Jumat, 12 Juni 2015

Kabar Buat Si Nduk : Tentang Gunung




Nduk,

Siang ini aku melihat sekumpulan mahasiswa membawa tas carrier ke kampus. Paling kecil dari tas mereka mungkin volumenya 50 Liter. Tasnya berwarna-warni, macam-macam nduk; ada yang merah, ungu, hitam, abu-abu, biru juga ada. Semuanya diisi penuh. Ketika dikenakan dibahu, bahkan ada yang tinggi tasnya melebihi tinggi kepala orang berdiri. Sepertinya mereka mau bepergian jauh nduk.

Ternyata memang benar: mereka mau naik Gunung. Mau mendaki Merbabu katanya. Iya nduk, tak asing kiranya buatmu nama itu. Merbabu memang terletak tidak jauh dari tempatmu tinggal, berdiri bersampingan dengan Merapi yang kerap aktif. menghias batas cakrawala di kotamu.

Suka kamu nduk, memandangi panorama Merbabu dan Merapi dari jendela rumah? atau bagaimana dengan dari atas genting? Aku sendiri suka memandangi panorama Burangrang dan Tangkubanperahu di kota kesayanganku Bandung. Bahkan, aku suka menjadikan mereka sebagai semacam pertanda cuaca. 

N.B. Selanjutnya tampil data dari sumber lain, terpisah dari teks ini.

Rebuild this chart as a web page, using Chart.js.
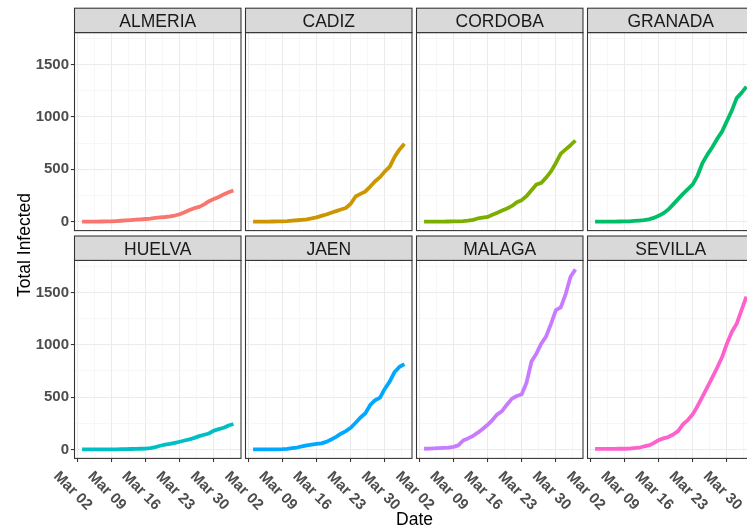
<!DOCTYPE html>
<html>
<head>
<meta charset="utf-8">
<script src="https://cdn.jsdelivr.net/npm/chart.js@4.4.1/dist/chart.umd.min.js"></script>
<style>
html,body{margin:0;padding:0;background:#ffffff;overflow:hidden;width:747px;height:527px;}
.wrap{position:absolute;left:0;top:0;width:760px;height:527px;}
</style>
</head>
<body>
<script>
// ---------- DATA ----------
const provinces = ['ALMERIA','CADIZ','CORDOBA','GRANADA','HUELVA','JAEN','MALAGA','SEVILLA'];
const colors = ['#F8766D','#CD9600','#7CAE00','#00BE67','#00BFC4','#00A9FF','#C77CFF','#FF61CC'];
const dates = ['2020-03-03','2020-03-04','2020-03-05','2020-03-06','2020-03-07','2020-03-08','2020-03-09','2020-03-10',
  '2020-03-11','2020-03-12','2020-03-13','2020-03-14','2020-03-15','2020-03-16','2020-03-17','2020-03-18',
  '2020-03-19','2020-03-20','2020-03-21','2020-03-22','2020-03-23','2020-03-24','2020-03-25','2020-03-26',
  '2020-03-27','2020-03-28','2020-03-29','2020-03-30','2020-03-31','2020-04-01','2020-04-02','2020-04-03'];
const almeria = [0,0,0,0,1,2,3,5,8,11,15,19,22,25,29,35,40,44,50,58,70,90,110,128,140,165,195,215,235,260,280,297];
const cadiz   = [0,0,0,0,1,2,3,5,9,13,17,22,30,40,55,68,85,100,115,130,170,240,265,288,335,385,425,480,525,620,690,744];
const cordoba = [0,0,0,0,0,1,2,3,5,10,17,30,38,45,65,85,105,125,150,185,205,245,300,355,370,420,480,560,650,690,730,775];
const granada = [0,0,0,0,0,1,2,3,6,10,15,22,35,55,80,115,165,215,265,310,355,440,560,640,710,790,860,960,1060,1180,1230,1290];
const huelva  = [0,0,0,0,0,0,1,1,2,3,4,5,6,7,12,22,35,45,52,62,73,85,96,110,127,140,152,180,193,207,228,243];
const jaen    = [0,0,0,0,0,1,2,6,12,18,28,38,45,52,58,72,95,120,150,175,207,255,305,345,425,470,495,580,650,740,790,815];
const malaga  = [6,8,10,12,14,16,24,38,85,105,128,160,195,235,280,335,367,430,485,510,527,640,840,915,1010,1080,1200,1330,1357,1484,1650,1720];
const sevilla = [5,5,5,5,5,6,6,7,12,16,28,38,60,89,105,118,142,175,240,280,335,415,505,595,685,780,880,1010,1121,1200,1330,1460];
const series = [almeria,cadiz,cordoba,granada,huelva,jaen,malaga,sevilla];

const xTickDates  = ['2020-03-02','2020-03-09','2020-03-16','2020-03-23','2020-03-30'];
const xTickLabels = ['Mar 02','Mar 09','Mar 16','Mar 23','Mar 30'];
const yTicks      = [0,500,1000,1500];
const yTickLabels = ['0','500','1000','1500'];
const yTitle = 'Total Infected';
const xTitle = 'Date';
const xOrigin = '2020-03-02';
const xMinDay = -0.55, xMaxDay = 33.55;   // axis limits (days from origin)
const yMin = -86, yMax = 1806;            // axis limits

// ---------- LAYOUT ----------
const W = 760, H = 527;
const colLeft = [74.5, 245.5, 416.5, 587.5], panelW = 166.5;
const rowTop = [32.6, 260.4], panelH = 198;
const stripH = 24.4;
const FONT = '"Liberation Sans", Arial, Helvetica, sans-serif';
const DAY = 86400000;
const toDay = d => (Date.parse(d) - Date.parse(xOrigin)) / DAY;

const xMajor = xTickDates.map(toDay);
const xGrid = [];
xMajor.forEach(v => { xGrid.push(v); xGrid.push(v + 3.5); });
const yGrid = [];
yTicks.forEach(v => { yGrid.push(v); yGrid.push(v + 250); });
const isMajX = v => xMajor.some(m => Math.abs(m - v) < 1e-6);
const isMajY = v => yTicks.some(m => Math.abs(m - v) < 1e-6);

series.forEach((vals, k) => {
  const col = k % 4, row = Math.floor(k / 4);
  const L = colLeft[col], T = rowTop[row];
  const div = document.createElement('div');
  div.className = 'wrap';
  const cv = document.createElement('canvas');
  cv.width = W; cv.height = H;
  cv.style.width = W + 'px'; cv.style.height = H + 'px';
  div.appendChild(cv);
  document.body.appendChild(div);

  const panelPlugin = {
    id: 'panel' + k,
    afterDraw(chart) {
      const ctx = chart.ctx, a = chart.chartArea;
      const w = a.right - a.left, h = a.bottom - a.top;
      ctx.save();
      // panel border
      ctx.strokeStyle = '#333333';
      ctx.lineWidth = 1.07;
      ctx.strokeRect(a.left, a.top, w, h);
      // strip
      ctx.fillStyle = '#D9D9D9';
      ctx.fillRect(a.left, a.top - stripH, w, stripH);
      ctx.strokeRect(a.left, a.top - stripH, w, stripH);
      ctx.fillStyle = '#1A1A1A';
      ctx.font = '17.5px ' + FONT;
      ctx.textAlign = 'center';
      ctx.textBaseline = 'alphabetic';
      ctx.fillText(provinces[k], (a.left + a.right) / 2, a.top - stripH + 19);
      // y tick labels
      if (col === 0) {
        ctx.font = 'bold 15px ' + FONT;
        ctx.fillStyle = '#4D4D4D';
        ctx.textAlign = 'right';
        ctx.textBaseline = 'middle';
        yTicks.forEach((v, i) => {
          ctx.fillText(yTickLabels[i], a.left - 5.5, chart.scales.y.getPixelForValue(v));
        });
      }
      // x tick labels
      if (row === 1) {
        ctx.font = 'bold 15px ' + FONT;
        ctx.fillStyle = '#4D4D4D';
        ctx.textAlign = 'center';
        ctx.textBaseline = 'middle';
        xTickDates.forEach((d, i) => {
          const px = chart.scales.x.getPixelForValue(toDay(d));
          ctx.save();
          ctx.translate(px - 4.5, a.bottom + 32.5);
          ctx.rotate(Math.PI / 4);
          ctx.fillText(xTickLabels[i], 0, 0);
          ctx.restore();
        });
      }
      // axis titles
      if (k === 0) {
        ctx.font = '17.5px ' + FONT;
        ctx.fillStyle = '#000000';
        ctx.textAlign = 'center';
        ctx.textBaseline = 'alphabetic';
        ctx.save();
        ctx.translate(30, 245);
        ctx.rotate(-Math.PI / 2);
        ctx.fillText(yTitle, 0, 0);
        ctx.restore();
        ctx.fillText(xTitle, 414.5, 525);
      }
      ctx.restore();
    }
  };

  new Chart(cv, {
    type: 'line',
    data: {
      datasets: [{
        data: dates.map((d, i) => ({ x: toDay(d), y: vals[i] })),
        borderColor: colors[k],
        borderWidth: 3.8,
        pointRadius: 0,
        tension: 0,
        fill: false,
        borderJoinStyle: 'round',
        borderCapStyle: 'butt'
      }]
    },
    options: {
      responsive: false,
      animation: false,
      devicePixelRatio: 1,
      events: [],
      layout: { padding: { left: L, top: T, right: W - L - panelW, bottom: H - T - panelH } },
      plugins: { legend: { display: false }, tooltip: { enabled: false }, title: { display: false } },
      scales: {
        x: {
          type: 'linear', bounds: 'data', min: xMinDay, max: xMaxDay,
          afterBuildTicks: s => { s.ticks = xGrid.map(v => ({ value: v })); },
          afterFit: s => { s.height = 0; s.paddingLeft = 0; s.paddingRight = 0; },
          ticks: { display: false },
          border: { display: false },
          grid: {
            color: c => (c.tick && isMajX(c.tick.value)) ? '#EBEBEB' : '#F2F2F2',
            lineWidth: c => (c.tick && isMajX(c.tick.value)) ? 1.07 : 0.6,
            drawTicks: row === 1,
            tickLength: 3.6,
            tickWidth: 1.07,
            tickColor: c => (c.tick && isMajX(c.tick.value)) ? '#333333' : 'rgba(0,0,0,0)'
          }
        },
        y: {
          type: 'linear', bounds: 'data', min: yMin, max: yMax,
          afterBuildTicks: s => { s.ticks = yGrid.map(v => ({ value: v })); },
          afterFit: s => { s.width = 0; s.paddingTop = 0; s.paddingBottom = 0; },
          ticks: { display: false },
          border: { display: false },
          grid: {
            color: c => (c.tick && isMajY(c.tick.value)) ? '#EBEBEB' : '#F2F2F2',
            lineWidth: c => (c.tick && isMajY(c.tick.value)) ? 1.07 : 0.6,
            drawTicks: col === 0,
            tickLength: 3.6,
            tickWidth: 1.07,
            tickColor: c => (c.tick && isMajY(c.tick.value)) ? '#333333' : 'rgba(0,0,0,0)'
          }
        }
      }
    },
    plugins: [panelPlugin]
  });
});
</script>
</body>
</html>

Jikalau suatu pagi Burangrang dan Tangkubanperahu terlihat jelas di ufuk bagian utara, maka aku anggap hari itu Bandung akan cerah. Sedangkan, kalau yang terjadi sebaliknya, maka siap-siaplah terkurung mendung dan hujan di Bandung. Ya, mungkin itu semacam caraku bermain dengan mereka; memberikan mereka peran sebagai “alat ramal”. Tapi dari kesenanganku bermain  dan menikmati panorama kedua gunung itu, entah kenapa terasa semacam ikatan. Aku kerap rindu pada pemandangan itu.

Aneh ya nduk, kangen kok sama gunung tho? Mending juga sama kamu. Mungkin itu disebabkan juga oleh kesenanganku beraktifitas di gunung. Apalagi ketika SMA dulu, ketika aku sedang senang-senangnya naik gunung. Tempat dengan derajat meter diatas permukaan laut yang tinggi memang dulu jadi pilihan favorit untukku berlibur dan juga bolos sekolah, hehe.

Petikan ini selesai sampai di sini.